The 69-year-old Democrat is expected to be easily confirmed by his Senate colleagues. He would be the first of what are expected to be several new faces on Mr Obama's national security team, including a new defence secretary and director of the Central Intelligence Agency.
The president picked Mr Kerry for the post even though his nomination could create a political problem in Massachusetts. Republicans are eying the Senate seat Kerry will vacate after five terms, and recently defeated Senator Scott Brown would be a favourite in his party for the job.
Mr Kerry's nomination could bring to a close what has become for the White House a contentious and distracting effort to find a new secretary of state.
His only other rival for the job, UN Ambassador Susan Rice, faced harsh criticism from congressional Republicans for her initial accounting of the deadly September attack on Americans in Benghazi, Libya.
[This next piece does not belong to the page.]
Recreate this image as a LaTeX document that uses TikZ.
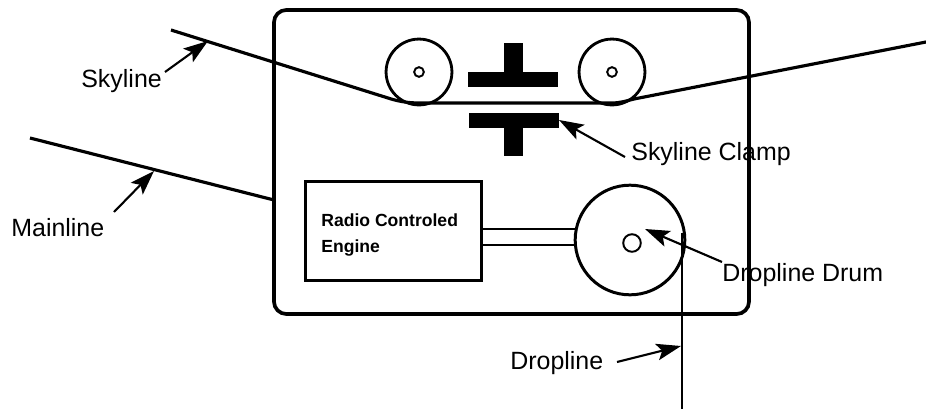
\documentclass[tikz,border=0pt]{standalone}
\usepackage{fontspec}
\setmainfont{Liberation Sans}
\usetikzlibrary{arrows.meta}
\tikzset{
	cable/.style={line width=1.8pt, line join=round},
	pointer/.style={line width=1.2pt, -{Stealth[length=14pt, width=9.5pt, inset=3pt]}},
	roller/.style={circle, draw, line width=1.6pt, minimum size=37.5pt, inner sep=0pt},
	hub/.style={circle, draw, line width=1.1pt, inner sep=0pt},
	lbl/.style={draw=none, anchor=west, inner sep=0pt, font=\fontsize{14.2}{17}\selectfont}
}
\begin{document}
\begin{tikzpicture}[x=0.02cm, y=-0.02cm]
	\useasboundingbox (0,0) rectangle (926,419);
	% Labels
	\node[lbl] (skylinelbl) at (81,81) {Skyline};
	\node[lbl] (mainlinelbl) at (11,228) {Mainline};
	\node[lbl] (clamplbl) at (631,154) {Skyline Clamp};
	\node[lbl] (drumlbl) at (722,275) {Dropline Drum};
	\node[lbl] (droplinelbl) at (510,363) {Dropline};

	% Carriage
	\draw[line width=2.1pt, rounded corners=7pt] (274,10) rectangle (749,314);

	% Rollers
	\node[roller] (rollera) at (419,72) {};
	\node[roller] (rollerb) at (612,72) {};
	\node[hub, minimum size=5.5pt] (huba) at (419,72) {};
	\node[hub, minimum size=5.5pt] (hubb) at (612,72) {};

	% Skyline
	\coordinate (skyin) at (171,30);
	\coordinate (skyout) at (926,42);
	\draw[cable] (skyin) -- (388,98) .. controls (400,102) and (410,103) .. (420,103)
		-- (612,103) .. controls (620,103) and (626,101) .. (634,99) -- (skyout);

	% Skyline clamp
	\fill (468,72) rectangle (558,87);
	\fill (504,43) rectangle (523,72);
	\fill (469,113) rectangle (559,128);
	\fill (504,128) rectangle (523,156);

	% Mainline
	\coordinate (mainin) at (30,138);
	\coordinate (mainout) at (274,200);
	\draw[cable] (mainin) -- (mainout);

	% Engine and drum
	\node[draw, line width=1.6pt, minimum width=100pt, minimum height=56.7pt, inner sep=0pt] (engine) at (393.5,231) {};
	\node[draw=none, anchor=west, align=left, inner sep=0pt, font=\fontsize{10}{14.5}\selectfont\bfseries] (enginelbl) at (321,235) {Radio Controled\\Engine};
	\node[circle, draw, line width=1.7pt, minimum size=62.4pt, inner sep=0pt] (drum) at (630,240) {};
	\node[hub, minimum size=10pt] (drumhub) at (632,243) {};
	\coordinate (shafta) at (482,229);
	\coordinate (shaftb) at (575,229);
	\coordinate (shaftc) at (482,245);
	\coordinate (shaftd) at (575,245);
	\draw[line width=1.5pt] (shafta) -- (shaftb);
	\draw[line width=1.5pt] (shaftc) -- (shaftd);

	% Dropline
	\coordinate (droptop) at (682,233);
	\coordinate (dropend) at (682,409);
	\draw[line width=1.3pt] (droptop) -- (dropend);

	% Arrows
	\coordinate (skytip) at (208,41);
	\coordinate (skytail) at (165,72);
	\coordinate (maintip) at (154,171);
	\coordinate (maintail) at (114,212);
	\coordinate (clamptip) at (559,120);
	\coordinate (clamptail) at (625,157);
	\coordinate (drumtip) at (645,229);
	\coordinate (drumtail) at (722,262);
	\coordinate (droptip) at (681,346);
	\coordinate (droptail) at (617,362);
	\draw[pointer] (skytail) -- (skytip);
	\draw[pointer] (maintail) -- (maintip);
	\draw[pointer] (clamptail) -- (clamptip);
	\draw[pointer] (drumtail) -- (drumtip);
	\draw[pointer] (droptail) -- (droptip);
\end{tikzpicture}
\end{document}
Mr Obama vigorously defended Ms Rice, a close friend and long-time adviser, but Republican senators dug in, threatening to hold up her nomination if the president tapped her for the post.
The Cabinet nomination of Mr Kerry is the first Barack Obama has made since winning a second term, and the first piece in an extensive shuffle of his national security team. The president is also expected to nominate a new defence secretary soon to take over for retiring Leon Panetta and a new director of the Central Intelligence Agency to replace former spy chief David Petraeus, who resigned last month after admitting to an affair with his biographer.